▸ What this task involves
Find the line with "Output the Python" and the line with "0.060, 0.066, 0.072, 0.058, 0.046]", then repeat both of them and every line in between exactly. Omit the pictures.

[Source code of charts]
======

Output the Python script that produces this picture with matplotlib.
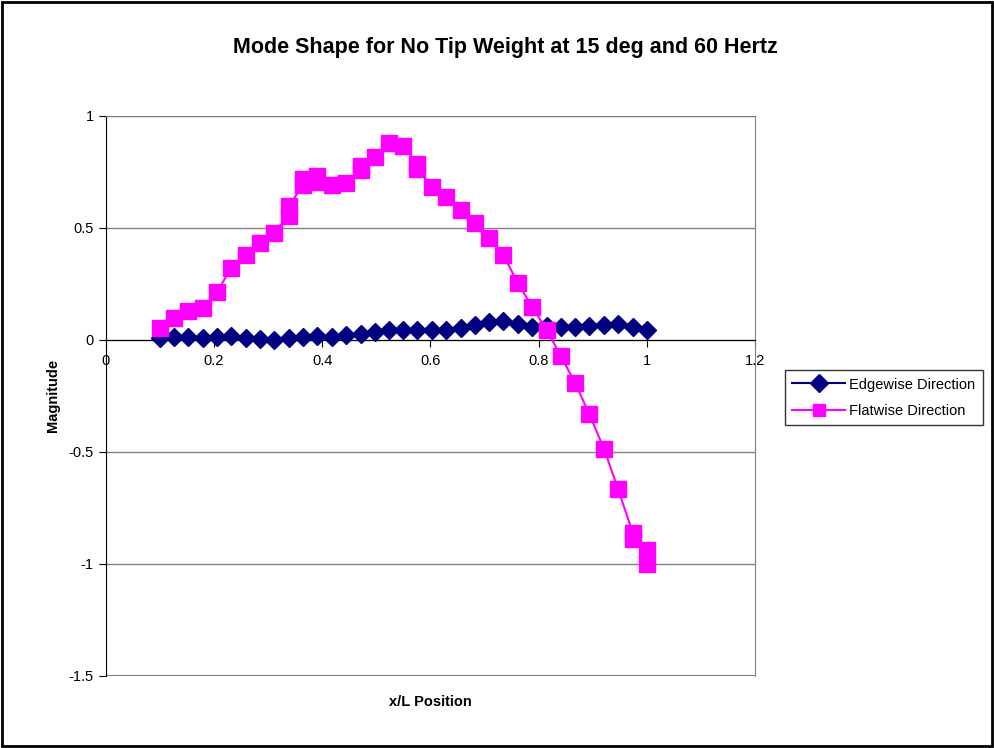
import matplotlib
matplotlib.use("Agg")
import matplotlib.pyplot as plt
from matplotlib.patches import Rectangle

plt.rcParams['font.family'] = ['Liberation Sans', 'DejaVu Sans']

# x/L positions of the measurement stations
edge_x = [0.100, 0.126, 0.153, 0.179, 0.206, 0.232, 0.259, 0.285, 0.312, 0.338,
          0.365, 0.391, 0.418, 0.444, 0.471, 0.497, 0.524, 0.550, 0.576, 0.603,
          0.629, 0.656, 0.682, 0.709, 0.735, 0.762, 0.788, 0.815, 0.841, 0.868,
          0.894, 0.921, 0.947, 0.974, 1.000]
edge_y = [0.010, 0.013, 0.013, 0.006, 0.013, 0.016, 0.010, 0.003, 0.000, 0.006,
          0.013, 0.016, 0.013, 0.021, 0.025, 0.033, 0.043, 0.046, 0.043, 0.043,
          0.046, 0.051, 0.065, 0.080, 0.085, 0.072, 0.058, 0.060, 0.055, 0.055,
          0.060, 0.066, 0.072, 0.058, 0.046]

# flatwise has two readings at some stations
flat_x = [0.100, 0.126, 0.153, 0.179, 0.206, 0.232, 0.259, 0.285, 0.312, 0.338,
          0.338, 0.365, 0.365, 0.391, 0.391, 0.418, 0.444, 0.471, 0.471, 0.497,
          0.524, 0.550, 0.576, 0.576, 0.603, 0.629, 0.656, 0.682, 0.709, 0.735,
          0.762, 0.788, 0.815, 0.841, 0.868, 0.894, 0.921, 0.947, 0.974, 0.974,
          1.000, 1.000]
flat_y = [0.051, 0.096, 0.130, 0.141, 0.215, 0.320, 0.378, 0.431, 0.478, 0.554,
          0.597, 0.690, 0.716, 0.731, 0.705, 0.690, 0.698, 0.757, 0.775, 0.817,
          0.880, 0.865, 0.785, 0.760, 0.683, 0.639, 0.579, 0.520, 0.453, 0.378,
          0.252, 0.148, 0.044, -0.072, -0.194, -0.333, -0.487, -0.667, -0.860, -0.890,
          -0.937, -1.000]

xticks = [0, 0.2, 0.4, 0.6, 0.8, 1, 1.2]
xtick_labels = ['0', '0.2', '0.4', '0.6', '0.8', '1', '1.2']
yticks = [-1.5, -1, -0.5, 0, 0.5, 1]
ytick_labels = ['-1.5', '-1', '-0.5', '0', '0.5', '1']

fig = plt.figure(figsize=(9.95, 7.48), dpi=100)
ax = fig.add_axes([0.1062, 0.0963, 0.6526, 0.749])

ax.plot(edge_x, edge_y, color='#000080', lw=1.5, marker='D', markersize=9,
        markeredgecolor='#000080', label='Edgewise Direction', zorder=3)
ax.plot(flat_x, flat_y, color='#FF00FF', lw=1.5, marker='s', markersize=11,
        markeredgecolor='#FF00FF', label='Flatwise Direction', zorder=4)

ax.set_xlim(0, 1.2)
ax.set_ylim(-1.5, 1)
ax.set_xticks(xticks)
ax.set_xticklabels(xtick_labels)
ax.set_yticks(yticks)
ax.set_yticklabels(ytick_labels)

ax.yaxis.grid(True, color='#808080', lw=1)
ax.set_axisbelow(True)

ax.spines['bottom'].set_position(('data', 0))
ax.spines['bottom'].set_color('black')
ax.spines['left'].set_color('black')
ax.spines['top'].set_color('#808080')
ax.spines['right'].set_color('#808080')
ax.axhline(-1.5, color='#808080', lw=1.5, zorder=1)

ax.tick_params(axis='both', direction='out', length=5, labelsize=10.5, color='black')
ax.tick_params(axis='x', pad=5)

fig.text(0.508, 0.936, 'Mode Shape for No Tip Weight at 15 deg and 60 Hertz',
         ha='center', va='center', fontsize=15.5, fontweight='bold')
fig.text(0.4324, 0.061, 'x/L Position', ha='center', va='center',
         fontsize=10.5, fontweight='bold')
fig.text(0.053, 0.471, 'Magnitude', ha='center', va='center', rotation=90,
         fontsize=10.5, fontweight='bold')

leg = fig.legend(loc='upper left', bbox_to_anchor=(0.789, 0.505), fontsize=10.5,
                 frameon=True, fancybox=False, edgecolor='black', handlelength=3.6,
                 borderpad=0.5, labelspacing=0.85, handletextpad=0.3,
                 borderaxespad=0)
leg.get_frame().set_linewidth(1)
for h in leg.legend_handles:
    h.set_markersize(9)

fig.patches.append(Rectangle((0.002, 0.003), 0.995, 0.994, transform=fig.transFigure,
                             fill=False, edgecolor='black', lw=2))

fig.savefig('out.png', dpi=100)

======

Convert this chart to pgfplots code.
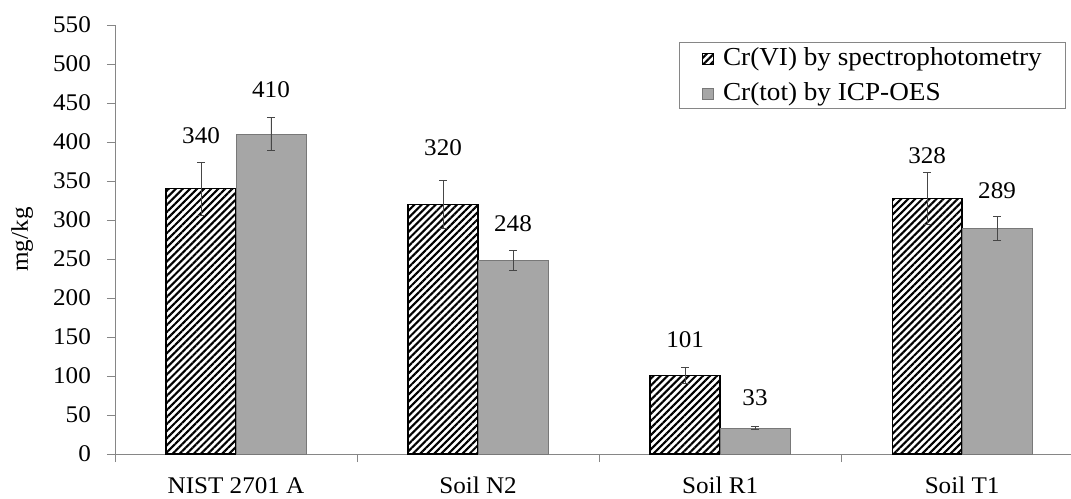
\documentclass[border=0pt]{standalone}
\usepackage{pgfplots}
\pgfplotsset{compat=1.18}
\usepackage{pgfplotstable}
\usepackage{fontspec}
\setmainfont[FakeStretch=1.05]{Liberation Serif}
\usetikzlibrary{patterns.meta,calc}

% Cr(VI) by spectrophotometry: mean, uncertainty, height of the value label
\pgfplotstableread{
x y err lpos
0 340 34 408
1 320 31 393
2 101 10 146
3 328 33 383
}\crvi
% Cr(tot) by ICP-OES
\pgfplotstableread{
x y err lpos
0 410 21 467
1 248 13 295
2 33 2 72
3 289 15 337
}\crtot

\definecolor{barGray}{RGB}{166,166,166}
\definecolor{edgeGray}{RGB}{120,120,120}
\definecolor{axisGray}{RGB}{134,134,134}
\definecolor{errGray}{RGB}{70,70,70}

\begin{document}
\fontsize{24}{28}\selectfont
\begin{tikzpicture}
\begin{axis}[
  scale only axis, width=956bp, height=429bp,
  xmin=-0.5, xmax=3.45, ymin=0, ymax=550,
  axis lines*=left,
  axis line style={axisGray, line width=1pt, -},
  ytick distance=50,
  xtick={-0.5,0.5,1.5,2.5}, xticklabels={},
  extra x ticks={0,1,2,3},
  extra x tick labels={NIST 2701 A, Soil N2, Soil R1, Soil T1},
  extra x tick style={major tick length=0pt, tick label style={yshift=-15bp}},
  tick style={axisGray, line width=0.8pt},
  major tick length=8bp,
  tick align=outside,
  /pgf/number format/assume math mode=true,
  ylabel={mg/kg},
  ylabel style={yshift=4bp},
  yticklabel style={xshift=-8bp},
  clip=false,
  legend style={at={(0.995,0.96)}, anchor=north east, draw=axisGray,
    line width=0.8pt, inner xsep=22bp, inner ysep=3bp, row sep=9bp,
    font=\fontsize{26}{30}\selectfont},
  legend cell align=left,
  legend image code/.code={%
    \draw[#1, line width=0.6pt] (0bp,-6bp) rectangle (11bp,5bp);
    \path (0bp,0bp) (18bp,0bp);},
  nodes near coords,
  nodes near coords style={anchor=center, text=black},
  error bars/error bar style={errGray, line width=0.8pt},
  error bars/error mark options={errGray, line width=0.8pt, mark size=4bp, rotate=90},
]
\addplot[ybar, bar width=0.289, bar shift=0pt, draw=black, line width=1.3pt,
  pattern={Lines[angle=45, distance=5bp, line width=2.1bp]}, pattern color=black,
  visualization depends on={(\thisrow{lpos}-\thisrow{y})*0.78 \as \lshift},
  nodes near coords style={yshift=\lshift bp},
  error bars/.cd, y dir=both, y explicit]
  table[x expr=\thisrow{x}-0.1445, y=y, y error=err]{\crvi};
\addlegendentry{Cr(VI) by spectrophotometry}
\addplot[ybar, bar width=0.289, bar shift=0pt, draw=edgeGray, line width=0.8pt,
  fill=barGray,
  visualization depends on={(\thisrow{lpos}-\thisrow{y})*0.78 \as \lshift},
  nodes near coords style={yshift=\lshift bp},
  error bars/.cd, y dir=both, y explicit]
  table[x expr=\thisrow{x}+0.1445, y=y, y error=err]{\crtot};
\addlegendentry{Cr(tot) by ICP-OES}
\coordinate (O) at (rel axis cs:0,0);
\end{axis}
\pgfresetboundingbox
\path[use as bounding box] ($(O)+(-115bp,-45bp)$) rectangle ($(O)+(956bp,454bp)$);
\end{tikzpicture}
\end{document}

======

▸ Reply to the exercise
Output the Python script that produces this picture with matplotlib.
import matplotlib
matplotlib.use("Agg")
import matplotlib.pyplot as plt
from matplotlib.patches import Rectangle

plt.rcParams['font.family'] = ['Liberation Sans', 'DejaVu Sans']

# x/L positions of the measurement stations
edge_x = [0.100, 0.126, 0.153, 0.179, 0.206, 0.232, 0.259, 0.285, 0.312, 0.338,
          0.365, 0.391, 0.418, 0.444, 0.471, 0.497, 0.524, 0.550, 0.576, 0.603,
          0.629, 0.656, 0.682, 0.709, 0.735, 0.762, 0.788, 0.815, 0.841, 0.868,
          0.894, 0.921, 0.947, 0.974, 1.000]
edge_y = [0.010, 0.013, 0.013, 0.006, 0.013, 0.016, 0.010, 0.003, 0.000, 0.006,
          0.013, 0.016, 0.013, 0.021, 0.025, 0.033, 0.043, 0.046, 0.043, 0.043,
          0.046, 0.051, 0.065, 0.080, 0.085, 0.072, 0.058, 0.060, 0.055, 0.055,
          0.060, 0.066, 0.072, 0.058, 0.046]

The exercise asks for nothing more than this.